Good Job is Slate’s advice column on work. Have a workplace problem big or small? Send it to Laura Helmuth and Doree Shafrir here. (It’s anonymous!)
Dear Good Job,
I am in education in a literacy position where I work with school teams. I have a team that is almost silent in meetings and recently refused to attend a meeting I was leading.
They keep saying it’s because of contract hours and planning allotments, but I can’t help but feel like it’s personal. I am new to this school, but I have over 15 years of experience, so I’m not new to the role. The math version of my role has not had quite the same level of disengagement; she has been here much longer than I. The rapport I have with the other five teams I support is great! However, no matter how I tweak the agendas, ask for input, or offer to help, this team won’t budge. How can I break through to them and make our time together useful?
—Literacy Lamenter
Dear Literacy Lamenter,
No wonder it feels personal that this team rejects your efforts. It is personal; it’s happening to you. But it’s not about you. This team might have so much internal tension that they can’t stand to be in a meeting together. Maybe they had a bad experience with your predecessor. They might think they know it all already and attending meetings is just wasting their time. Or it could really be as straightforward as what they’ve told you: Their working hours and training times are already used up.

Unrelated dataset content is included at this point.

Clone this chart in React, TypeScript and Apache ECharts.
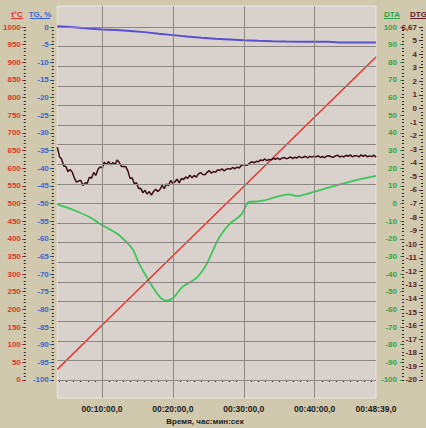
import React, { useEffect, useRef } from "react";
import * as echarts from "echarts";

// Time axis, minutes from the start of the run
const timeMin = 3.7;
const timeMax = 48.65; // 00:48:39,0
const timeLabelMinutes = [10, 20, 30, 40, 48.65];
const timeGridMinutes = [10, 20, 30, 40];

// Tick labels of the four vertical scales
const tempTicks = [0, 50, 100, 150, 200, 250, 300, 350, 400, 450, 500, 550, 600, 650, 700, 750, 800, 850, 900, 950, 1000];
const tgTicks = [-100, -95, -90, -85, -80, -75, -70, -65, -60, -55, -50, -45, -40, -35, -30, -25, -20, -15, -10, -5, 0];
const dtaTicks = [-100, -90, -80, -70, -60, -50, -40, -30, -20, -10, 0, 10, 20, 30, 40, 50, 60, 70, 80, 90, 100];
const dtgTicks = [-20, -19, -18, -17, -16, -15, -14, -13, -12, -11, -10, -9, -8, -7, -6, -5, -4, -3, -2, -1, 0, 1, 2, 3, 4, 5, 6];
const dtgTopLabel = "6,67";

// Temperature, °C
const tempTime = [3.7, 10, 20, 30, 40, 48.65];
const tempValues = [30, 155, 352, 548, 745, 915];

// TG, %
const tgTime = [3.7, 6, 8, 10, 12, 14, 16, 18, 20, 22, 24, 26, 28, 30, 32, 34, 36, 38, 40, 42, 43.5, 46, 48.65];
const tgValues = [0.2, -0.1, -0.4, -0.7, -0.85, -1.1, -1.45, -1.9, -2.3, -2.7, -3.05, -3.35, -3.55, -3.75, -3.92, -4.05, -4.12, -4.15, -4.17, -4.2, -4.38, -4.4, -4.42];

// DTA
const dtaTime = [3.7, 6, 8.3, 10, 12, 13.4, 14.4, 15.1, 16.6, 18.1, 19.1, 20, 21.4, 23.3, 24.7, 25.9, 26.6, 28, 29.6, 30.8, 31.3, 32.7, 36.4, 37.4, 40, 44.9, 48.65];
const dtaValues = [-0.5, -3.7, -7.8, -12.2, -16.7, -21.6, -26.3, -32.9, -43.7, -52.7, -55, -53.7, -47.1, -42.3, -34.8, -24.4, -18.8, -11.6, -6.5, 1, 1, 1.6, 5.2, 4.2, 6.7, 12.3, 15.6];

// DTG, sampled at a fixed step
const dtgStart = 3.7;
const dtgStep = 0.3017;
const dtgValues = [
  -2.85, -3.55, -3.72, -4.24, -4.27, -4.65, -4.5, -4.69, -5.13, -5.42,
  -5.33, -5.3, -5.67, -5.48, -5.5, -5.06, -5.14, -4.71, -4.93, -4.5,
  -4.3, -4.38, -3.96, -4.14, -3.91, -4.15, -3.98, -4.12, -3.8, -3.98,
  -4.27, -4.28, -4.29, -4.6, -5.15, -5.12, -5.54, -5.47, -5.9, -5.88,
  -6.2, -6.03, -6.31, -6.12, -6.39, -6.11, -5.95, -6.11, -5.97, -5.67,
  -5.91, -5.57, -5.68, -5.3, -5.52, -5.39, -5.21, -5.48, -5.16, -5.23,
  -5.05, -5.14, -4.91, -5.11, -4.93, -5.06, -4.82, -4.72, -4.86, -4.89,
  -4.71, -4.58, -4.77, -4.64, -4.69, -4.52, -4.57, -4.44, -4.61, -4.47,
  -4.43, -4.47, -4.35, -4.44, -4.32, -4.38, -4.21, -4.14, -4.18, -4.17,
  -4.02, -3.92, -4.0, -3.89, -3.93, -3.79, -3.84, -3.72, -3.85, -3.75,
  -3.79, -3.67, -3.74, -3.65, -3.77, -3.66, -3.61, -3.7, -3.66, -3.57,
  -3.69, -3.59, -3.66, -3.52, -3.63, -3.59, -3.52, -3.65, -3.53, -3.58,
  -3.51, -3.57, -3.48, -3.61, -3.54, -3.62, -3.5, -3.48, -3.56, -3.6,
  -3.5, -3.44, -3.57, -3.51, -3.57, -3.45, -3.52, -3.42, -3.57, -3.48,
  -3.48, -3.57, -3.42, -3.52, -3.44, -3.56, -3.49, -3.55, -3.44, -3.58,
];

const FONT = "Liberation Sans, Arial, sans-serif";
const RED = "#e0352b";
const BLUE = "#3a66d2";
const GREEN = "#2ea64a";
const BROWN = "#5c2226";
const TICK_DARK = "#2c2a28";

const pairs = (xs: number[], ys: number[]) => xs.map((x, i) => [x, ys[i]]);

const fmtTime = (m: number) => {
  const total = Math.round(m * 60);
  const mm = Math.floor(total / 60);
  const ss = total % 60;
  return `00:${String(mm).padStart(2, "0")}:${String(ss).padStart(2, "0")},0`;
};

const range = (from: number, to: number, step: number) => {
  const out: number[] = [];
  for (let v = from; v <= to + 1e-9; v += step) out.push(Math.round(v * 1000) / 1000);
  return out;
};

type AxisSpec = {
  position: "left" | "right";
  offset: number;
  min: number;
  max: number;
  ticks: number[];
  minor: number[];
  color: string;
  inside: boolean;
  margin: number;
  formatter?: (v: number) => string;
};

// A labelled scale plus a twin that only carries its dotted minor ticks
const makeAxes = (a: AxisSpec) => [
  {
    type: "value",
    position: a.position,
    offset: a.offset,
    min: a.min,
    max: a.max,
    axisLine: { show: false },
    splitLine: { show: false },
    axisTick: {
      show: true,
      inside: a.inside,
      length: 4,
      customValues: a.ticks,
      lineStyle: { color: a.color, width: 1 },
    },
    axisLabel: {
      show: true,
      inside: a.inside,
      margin: a.margin,
      customValues: a.ticks,
      color: a.color,
      fontSize: 8,
      fontWeight: "bold",
      fontFamily: FONT,
      formatter: a.formatter ?? ((v: number) => String(v)),
    },
  },
  {
    type: "value",
    position: a.position,
    offset: a.offset,
    min: a.min,
    max: a.max,
    axisLine: { show: false },
    splitLine: { show: false },
    axisLabel: { show: false },
    axisTick: {
      show: true,
      inside: a.inside,
      length: 2,
      customValues: a.minor,
      lineStyle: { color: TICK_DARK, width: 1 },
    },
  },
];

export default function App() {
  const ref = useRef<HTMLDivElement>(null);

  useEffect(() => {
    document.body.style.margin = "0";
    if (!ref.current) return;
    const chart = echarts.init(ref.current, undefined, { renderer: "svg" });

    const hGrid = range(0, 18, 1).map((k) => (k * 1000) / 18);

    const yAxes = [
      ...makeAxes({
        position: "left", offset: 31.5, min: -51, max: 1059.5,
        ticks: tempTicks, minor: range(0, 1000, 10), color: RED, inside: false, margin: 5,
      }),
      ...makeAxes({
        position: "left", offset: 3.5, min: -105.1, max: 5.95,
        ticks: tgTicks, minor: range(-100, 0, 1), color: BLUE, inside: false, margin: 5,
      }),
      ...makeAxes({
        position: "right", offset: 28, min: -110.2, max: 111.9,
        ticks: dtaTicks, minor: range(-100, 100, 2), color: GREEN, inside: true, margin: 7,
      }),
      ...makeAxes({
        position: "right", offset: 47, min: -21.326, max: 7.547,
        ticks: dtgTicks, minor: range(-20, 6, 0.25), color: BROWN, inside: true, margin: 6,
        formatter: (v: number) => (v === 6 ? dtgTopLabel : String(v)),
      }),
    ];

    const dtgData = dtgValues.map((v, i) => [dtgStart + i * dtgStep, v]);

    chart.setOption({
      animation: false,
      backgroundColor: "#d0c9ae",
      grid: {
        left: 57, right: 50, top: 6, bottom: 30,
        show: true, backgroundColor: "#d9d1cb", borderColor: "#ebe6e1", borderWidth: 1,
      },
      xAxis: {
        type: "value",
        min: timeMin,
        max: timeMax,
        offset: 1.5,
        axisLine: { show: false },
        splitLine: { show: false },
        axisTick: {
          show: true,
          length: 2,
          customValues: range(4, 48, 1),
          lineStyle: { color: TICK_DARK, width: 1 },
        },
        axisLabel: {
          customValues: timeLabelMinutes,
          formatter: (v: number) => fmtTime(v),
          margin: 5,
          color: "#1c1c1c",
          fontSize: 8.5,
          fontWeight: "bold",
          fontFamily: FONT,
        },
      },
      yAxis: yAxes,
      series: [
        {
          type: "line",
          yAxisIndex: 0,
          data: [],
          z: 1,
          silent: true,
          markLine: {
            silent: true,
            symbol: ["none", "none"],
            label: { show: false },
            lineStyle: { color: "#8c8782", width: 1, type: "solid" },
            emphasis: { disabled: true },
            data: [
              ...timeGridMinutes.map((m) => ({ xAxis: m })),
              ...hGrid.map((v) => ({ yAxis: v })),
            ],
          },
        },
        {
          name: "TG",
          type: "line",
          yAxisIndex: 2,
          data: pairs(tgTime, tgValues),
          showSymbol: false,
          z: 3,
          lineStyle: { color: "#5a4fd2", width: 2 },
        },
        {
          name: "DTA",
          type: "line",
          yAxisIndex: 4,
          data: pairs(dtaTime, dtaValues),
          showSymbol: false,
          smooth: 0.3,
          z: 3,
          lineStyle: { color: "#3cc75a", width: 1.8 },
        },
        {
          name: "t",
          type: "line",
          yAxisIndex: 0,
          data: pairs(tempTime, tempValues),
          showSymbol: false,
          z: 4,
          lineStyle: { color: "#e8352b", width: 1.5 },
        },
        {
          name: "DTG",
          type: "line",
          yAxisIndex: 6,
          data: dtgData,
          showSymbol: false,
          z: 4,
          lineStyle: { color: "#3a0c14", width: 1.5 },
        },
      ],
      graphic: [
        { type: "text", x: 17, y: 14.5, style: { text: "t°C", fill: RED, font: `bold 8px ${FONT}`, align: "center", verticalAlign: "middle" } },
        { type: "line", shape: { x1: 11, y1: 18.5, x2: 23, y2: 18.5 }, style: { stroke: RED, lineWidth: 1 } },
        { type: "text", x: 40, y: 14.5, style: { text: "TG, %", fill: BLUE, font: `bold 8px ${FONT}`, align: "center", verticalAlign: "middle" } },
        { type: "line", shape: { x1: 30, y1: 18.5, x2: 50, y2: 18.5 }, style: { stroke: BLUE, lineWidth: 1 } },
        { type: "text", x: 392, y: 14.5, style: { text: "DTA", fill: GREEN, font: `bold 8px ${FONT}`, align: "center", verticalAlign: "middle" } },
        { type: "line", shape: { x1: 384, y1: 18.5, x2: 400, y2: 18.5 }, style: { stroke: GREEN, lineWidth: 1 } },
        { type: "text", x: 410, y: 14.5, style: { text: "DTG", fill: BROWN, font: `bold 8px ${FONT}`, align: "left", verticalAlign: "middle" } },
        { type: "line", shape: { x1: 410, y1: 18.5, x2: 428, y2: 18.5 }, style: { stroke: BROWN, lineWidth: 1 } },
        { type: "text", x: 205, y: 421.5, style: { text: "Время, час:мин:сек", fill: "#1c1c1c", font: `bold 8px ${FONT}`, align: "center", verticalAlign: "middle" } },
      ],
    });

    return () => chart.dispose();
  }, []);

  return <div ref={ref} style={{ width: 426, height: 428 }} />;
}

You could tell this team that you’re available whenever they do have time, and focus on the other five teams instead. If they’ve been feeling pressured to attend your meetings, letting them choose whether or when to meet might give them a sense of agency. Plus, they might realize they’re missing out when they see that the other five teams are thriving. You could ask the person leading the math meetings how they built their relationship with the reluctant team. You already suggested tweaks to your agenda and asked the leave-me-alone team for input, but you might try suggesting bigger changes. Could you meet less frequently but more intensively? If the team is full of internal conflicts, they might not want to speak in front of one another, so ask them individually, as you put it, how to “make your time together useful.” That’s a nice phrasing; it respects their time and reminds them that you’re here to do a job, too.